EXERCISE TASK
Each line from the beginning of the data below through the line containing "const months = values.map((_, i)" should be repeated exactly, please.

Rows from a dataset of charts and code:
• • • • • • •

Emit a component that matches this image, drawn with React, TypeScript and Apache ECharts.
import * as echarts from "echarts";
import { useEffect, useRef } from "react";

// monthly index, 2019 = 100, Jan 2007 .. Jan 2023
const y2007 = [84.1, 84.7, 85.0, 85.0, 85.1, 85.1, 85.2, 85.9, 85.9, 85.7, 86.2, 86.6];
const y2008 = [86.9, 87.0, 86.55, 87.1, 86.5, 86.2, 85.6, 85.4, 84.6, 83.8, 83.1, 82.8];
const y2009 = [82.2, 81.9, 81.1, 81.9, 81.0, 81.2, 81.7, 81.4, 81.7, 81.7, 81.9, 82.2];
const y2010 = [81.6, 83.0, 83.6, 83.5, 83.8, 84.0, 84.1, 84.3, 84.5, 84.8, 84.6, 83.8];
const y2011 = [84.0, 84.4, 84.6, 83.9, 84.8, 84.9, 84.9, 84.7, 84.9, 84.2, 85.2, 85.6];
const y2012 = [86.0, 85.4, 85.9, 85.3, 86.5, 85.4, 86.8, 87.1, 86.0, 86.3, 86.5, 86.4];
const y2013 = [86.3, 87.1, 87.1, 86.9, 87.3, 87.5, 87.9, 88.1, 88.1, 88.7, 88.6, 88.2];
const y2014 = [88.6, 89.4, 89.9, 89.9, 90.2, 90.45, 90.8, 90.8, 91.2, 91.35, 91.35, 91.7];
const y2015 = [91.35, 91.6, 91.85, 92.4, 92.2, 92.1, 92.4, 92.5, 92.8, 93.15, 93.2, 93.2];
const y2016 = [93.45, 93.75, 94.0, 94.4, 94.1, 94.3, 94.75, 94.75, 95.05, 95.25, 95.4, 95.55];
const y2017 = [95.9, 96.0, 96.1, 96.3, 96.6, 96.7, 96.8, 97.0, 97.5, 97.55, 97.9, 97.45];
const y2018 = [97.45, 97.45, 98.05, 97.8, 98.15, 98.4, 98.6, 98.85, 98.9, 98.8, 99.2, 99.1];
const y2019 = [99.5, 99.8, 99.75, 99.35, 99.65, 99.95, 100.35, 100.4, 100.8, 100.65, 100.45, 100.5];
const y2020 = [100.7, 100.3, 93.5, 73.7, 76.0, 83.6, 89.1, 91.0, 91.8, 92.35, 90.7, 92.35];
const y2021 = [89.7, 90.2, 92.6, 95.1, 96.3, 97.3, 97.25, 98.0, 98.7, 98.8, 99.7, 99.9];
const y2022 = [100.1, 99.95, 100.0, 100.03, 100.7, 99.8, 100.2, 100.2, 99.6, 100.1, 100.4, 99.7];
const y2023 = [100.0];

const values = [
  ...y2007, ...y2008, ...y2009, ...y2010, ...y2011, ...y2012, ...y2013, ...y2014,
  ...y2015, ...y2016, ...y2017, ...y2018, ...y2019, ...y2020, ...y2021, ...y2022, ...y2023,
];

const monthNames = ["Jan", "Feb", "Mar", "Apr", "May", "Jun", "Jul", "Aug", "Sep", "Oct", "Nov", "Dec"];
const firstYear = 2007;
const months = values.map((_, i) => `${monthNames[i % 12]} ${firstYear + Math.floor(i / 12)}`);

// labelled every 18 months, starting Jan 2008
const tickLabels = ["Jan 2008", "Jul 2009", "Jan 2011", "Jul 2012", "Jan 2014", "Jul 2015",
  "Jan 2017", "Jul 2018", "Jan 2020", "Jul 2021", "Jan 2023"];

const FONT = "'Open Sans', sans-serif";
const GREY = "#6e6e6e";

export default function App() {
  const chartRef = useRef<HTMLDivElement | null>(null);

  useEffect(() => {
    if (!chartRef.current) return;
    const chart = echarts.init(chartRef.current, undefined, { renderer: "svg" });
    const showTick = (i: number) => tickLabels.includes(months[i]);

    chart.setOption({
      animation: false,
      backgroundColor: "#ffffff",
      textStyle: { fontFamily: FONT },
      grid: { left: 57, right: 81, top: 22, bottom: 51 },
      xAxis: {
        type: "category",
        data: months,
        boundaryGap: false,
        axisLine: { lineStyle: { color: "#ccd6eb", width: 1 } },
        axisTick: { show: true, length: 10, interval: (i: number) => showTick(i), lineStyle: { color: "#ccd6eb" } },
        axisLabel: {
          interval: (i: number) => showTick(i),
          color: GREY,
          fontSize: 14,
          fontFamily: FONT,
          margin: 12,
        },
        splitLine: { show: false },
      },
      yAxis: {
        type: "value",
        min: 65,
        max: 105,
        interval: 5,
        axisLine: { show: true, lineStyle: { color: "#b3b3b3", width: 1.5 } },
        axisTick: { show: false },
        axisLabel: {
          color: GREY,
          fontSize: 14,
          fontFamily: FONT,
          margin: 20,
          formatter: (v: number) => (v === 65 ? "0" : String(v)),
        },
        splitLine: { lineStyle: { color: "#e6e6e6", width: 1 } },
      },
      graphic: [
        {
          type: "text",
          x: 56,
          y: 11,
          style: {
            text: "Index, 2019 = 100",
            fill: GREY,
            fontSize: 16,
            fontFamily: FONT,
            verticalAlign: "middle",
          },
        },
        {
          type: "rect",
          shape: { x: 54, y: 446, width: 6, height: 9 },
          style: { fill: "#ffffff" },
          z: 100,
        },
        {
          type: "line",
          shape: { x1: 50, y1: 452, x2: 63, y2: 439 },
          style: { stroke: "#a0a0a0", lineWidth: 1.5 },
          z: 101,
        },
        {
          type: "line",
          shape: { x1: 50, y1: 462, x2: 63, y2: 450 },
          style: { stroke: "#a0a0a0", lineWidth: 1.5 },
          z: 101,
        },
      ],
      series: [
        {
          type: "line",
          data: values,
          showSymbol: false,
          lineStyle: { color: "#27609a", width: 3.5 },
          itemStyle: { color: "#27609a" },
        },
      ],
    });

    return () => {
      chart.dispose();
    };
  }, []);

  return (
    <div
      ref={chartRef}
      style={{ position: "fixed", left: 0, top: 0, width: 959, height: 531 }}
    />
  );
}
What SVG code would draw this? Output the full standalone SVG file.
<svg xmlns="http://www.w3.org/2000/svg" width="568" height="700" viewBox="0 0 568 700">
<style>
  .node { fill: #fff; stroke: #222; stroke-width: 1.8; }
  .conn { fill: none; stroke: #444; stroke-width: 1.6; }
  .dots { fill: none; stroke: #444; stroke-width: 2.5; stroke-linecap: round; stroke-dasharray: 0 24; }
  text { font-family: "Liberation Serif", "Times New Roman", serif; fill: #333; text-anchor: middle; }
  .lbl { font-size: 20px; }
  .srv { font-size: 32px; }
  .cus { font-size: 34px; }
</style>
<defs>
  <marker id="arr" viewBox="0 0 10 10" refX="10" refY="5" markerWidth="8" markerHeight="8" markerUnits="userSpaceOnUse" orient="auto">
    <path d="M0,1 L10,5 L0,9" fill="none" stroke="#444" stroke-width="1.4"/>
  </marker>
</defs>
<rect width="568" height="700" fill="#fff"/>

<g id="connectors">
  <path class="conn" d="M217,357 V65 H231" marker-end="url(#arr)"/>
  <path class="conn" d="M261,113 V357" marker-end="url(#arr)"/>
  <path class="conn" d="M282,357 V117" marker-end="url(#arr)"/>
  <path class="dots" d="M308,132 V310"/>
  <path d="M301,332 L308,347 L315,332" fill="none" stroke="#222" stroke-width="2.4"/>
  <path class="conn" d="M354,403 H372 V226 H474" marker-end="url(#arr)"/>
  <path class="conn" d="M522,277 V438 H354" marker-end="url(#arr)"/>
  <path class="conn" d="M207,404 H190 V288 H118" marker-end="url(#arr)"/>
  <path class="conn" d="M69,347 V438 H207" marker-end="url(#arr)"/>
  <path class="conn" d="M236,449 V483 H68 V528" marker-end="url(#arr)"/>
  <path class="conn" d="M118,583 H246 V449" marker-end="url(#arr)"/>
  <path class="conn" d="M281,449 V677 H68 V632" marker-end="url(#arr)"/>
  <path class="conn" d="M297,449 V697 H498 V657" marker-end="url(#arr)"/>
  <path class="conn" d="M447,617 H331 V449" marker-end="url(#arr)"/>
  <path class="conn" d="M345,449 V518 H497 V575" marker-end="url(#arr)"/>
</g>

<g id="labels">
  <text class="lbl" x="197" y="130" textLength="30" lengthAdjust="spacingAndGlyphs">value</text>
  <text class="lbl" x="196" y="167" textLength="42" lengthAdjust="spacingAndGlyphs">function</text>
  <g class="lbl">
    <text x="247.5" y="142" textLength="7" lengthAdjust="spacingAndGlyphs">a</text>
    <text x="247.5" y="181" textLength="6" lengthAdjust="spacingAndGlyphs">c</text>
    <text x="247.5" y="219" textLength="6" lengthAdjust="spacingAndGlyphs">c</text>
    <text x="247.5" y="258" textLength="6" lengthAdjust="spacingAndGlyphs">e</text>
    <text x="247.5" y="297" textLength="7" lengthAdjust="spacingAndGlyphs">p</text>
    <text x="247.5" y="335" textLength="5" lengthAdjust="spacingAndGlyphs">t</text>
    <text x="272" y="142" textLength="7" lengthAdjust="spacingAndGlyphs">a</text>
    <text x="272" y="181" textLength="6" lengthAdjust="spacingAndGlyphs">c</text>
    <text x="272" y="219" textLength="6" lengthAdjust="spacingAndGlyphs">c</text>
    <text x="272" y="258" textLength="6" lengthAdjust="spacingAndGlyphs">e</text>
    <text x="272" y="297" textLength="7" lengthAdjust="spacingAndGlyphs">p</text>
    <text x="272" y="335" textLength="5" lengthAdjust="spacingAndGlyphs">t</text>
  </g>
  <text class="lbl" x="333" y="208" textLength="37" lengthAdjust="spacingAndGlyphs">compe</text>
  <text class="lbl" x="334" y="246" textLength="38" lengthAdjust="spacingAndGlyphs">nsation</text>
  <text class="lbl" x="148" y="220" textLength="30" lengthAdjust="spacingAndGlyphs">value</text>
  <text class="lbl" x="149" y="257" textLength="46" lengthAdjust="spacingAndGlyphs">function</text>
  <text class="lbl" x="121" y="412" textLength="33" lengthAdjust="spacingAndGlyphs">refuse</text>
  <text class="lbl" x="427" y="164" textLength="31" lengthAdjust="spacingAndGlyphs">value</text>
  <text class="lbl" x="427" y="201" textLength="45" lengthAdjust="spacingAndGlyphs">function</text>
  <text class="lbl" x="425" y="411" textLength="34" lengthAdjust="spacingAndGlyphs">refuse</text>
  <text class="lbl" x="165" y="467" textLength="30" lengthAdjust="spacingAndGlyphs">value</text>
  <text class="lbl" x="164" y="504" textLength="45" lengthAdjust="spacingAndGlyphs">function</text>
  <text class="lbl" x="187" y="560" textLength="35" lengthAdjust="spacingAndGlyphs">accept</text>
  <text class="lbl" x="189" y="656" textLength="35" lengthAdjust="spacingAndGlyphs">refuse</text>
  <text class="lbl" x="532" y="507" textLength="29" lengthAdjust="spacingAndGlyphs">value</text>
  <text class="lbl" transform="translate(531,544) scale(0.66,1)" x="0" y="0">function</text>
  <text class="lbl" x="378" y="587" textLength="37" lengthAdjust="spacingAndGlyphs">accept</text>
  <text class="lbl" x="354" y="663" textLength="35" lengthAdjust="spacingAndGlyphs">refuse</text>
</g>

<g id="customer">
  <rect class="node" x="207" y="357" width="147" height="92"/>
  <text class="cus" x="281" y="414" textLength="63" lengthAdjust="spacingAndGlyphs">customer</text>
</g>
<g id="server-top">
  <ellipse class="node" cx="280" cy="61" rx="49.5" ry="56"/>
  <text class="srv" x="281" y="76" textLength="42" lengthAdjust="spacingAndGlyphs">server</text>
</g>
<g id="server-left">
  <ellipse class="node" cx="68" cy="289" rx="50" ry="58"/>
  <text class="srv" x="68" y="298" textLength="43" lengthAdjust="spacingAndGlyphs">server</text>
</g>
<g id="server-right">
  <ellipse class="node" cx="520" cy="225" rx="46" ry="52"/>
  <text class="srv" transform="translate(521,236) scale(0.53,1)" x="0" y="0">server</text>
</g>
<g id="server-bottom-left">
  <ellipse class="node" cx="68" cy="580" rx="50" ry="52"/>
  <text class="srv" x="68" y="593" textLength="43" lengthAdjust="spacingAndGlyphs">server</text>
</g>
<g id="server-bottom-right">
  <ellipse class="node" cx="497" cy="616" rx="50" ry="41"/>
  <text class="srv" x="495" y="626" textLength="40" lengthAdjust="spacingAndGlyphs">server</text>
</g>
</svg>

• • • • • • •

OUTPUT OF THE EXERCISE
Emit a component that matches this image, drawn with React, TypeScript and Apache ECharts.
import * as echarts from "echarts";
import { useEffect, useRef } from "react";

// monthly index, 2019 = 100, Jan 2007 .. Jan 2023
const y2007 = [84.1, 84.7, 85.0, 85.0, 85.1, 85.1, 85.2, 85.9, 85.9, 85.7, 86.2, 86.6];
const y2008 = [86.9, 87.0, 86.55, 87.1, 86.5, 86.2, 85.6, 85.4, 84.6, 83.8, 83.1, 82.8];
const y2009 = [82.2, 81.9, 81.1, 81.9, 81.0, 81.2, 81.7, 81.4, 81.7, 81.7, 81.9, 82.2];
const y2010 = [81.6, 83.0, 83.6, 83.5, 83.8, 84.0, 84.1, 84.3, 84.5, 84.8, 84.6, 83.8];
const y2011 = [84.0, 84.4, 84.6, 83.9, 84.8, 84.9, 84.9, 84.7, 84.9, 84.2, 85.2, 85.6];
const y2012 = [86.0, 85.4, 85.9, 85.3, 86.5, 85.4, 86.8, 87.1, 86.0, 86.3, 86.5, 86.4];
const y2013 = [86.3, 87.1, 87.1, 86.9, 87.3, 87.5, 87.9, 88.1, 88.1, 88.7, 88.6, 88.2];
const y2014 = [88.6, 89.4, 89.9, 89.9, 90.2, 90.45, 90.8, 90.8, 91.2, 91.35, 91.35, 91.7];
const y2015 = [91.35, 91.6, 91.85, 92.4, 92.2, 92.1, 92.4, 92.5, 92.8, 93.15, 93.2, 93.2];
const y2016 = [93.45, 93.75, 94.0, 94.4, 94.1, 94.3, 94.75, 94.75, 95.05, 95.25, 95.4, 95.55];
const y2017 = [95.9, 96.0, 96.1, 96.3, 96.6, 96.7, 96.8, 97.0, 97.5, 97.55, 97.9, 97.45];
const y2018 = [97.45, 97.45, 98.05, 97.8, 98.15, 98.4, 98.6, 98.85, 98.9, 98.8, 99.2, 99.1];
const y2019 = [99.5, 99.8, 99.75, 99.35, 99.65, 99.95, 100.35, 100.4, 100.8, 100.65, 100.45, 100.5];
const y2020 = [100.7, 100.3, 93.5, 73.7, 76.0, 83.6, 89.1, 91.0, 91.8, 92.35, 90.7, 92.35];
const y2021 = [89.7, 90.2, 92.6, 95.1, 96.3, 97.3, 97.25, 98.0, 98.7, 98.8, 99.7, 99.9];
const y2022 = [100.1, 99.95, 100.0, 100.03, 100.7, 99.8, 100.2, 100.2, 99.6, 100.1, 100.4, 99.7];
const y2023 = [100.0];

const values = [
  ...y2007, ...y2008, ...y2009, ...y2010, ...y2011, ...y2012, ...y2013, ...y2014,
  ...y2015, ...y2016, ...y2017, ...y2018, ...y2019, ...y2020, ...y2021, ...y2022, ...y2023,
];

const monthNames = ["Jan", "Feb", "Mar", "Apr", "May", "Jun", "Jul", "Aug", "Sep", "Oct", "Nov", "Dec"];
const firstYear = 2007;
const months = values.map((_, i) => `${monthNames[i % 12]} ${firstYear + Math.floor(i / 12)}`);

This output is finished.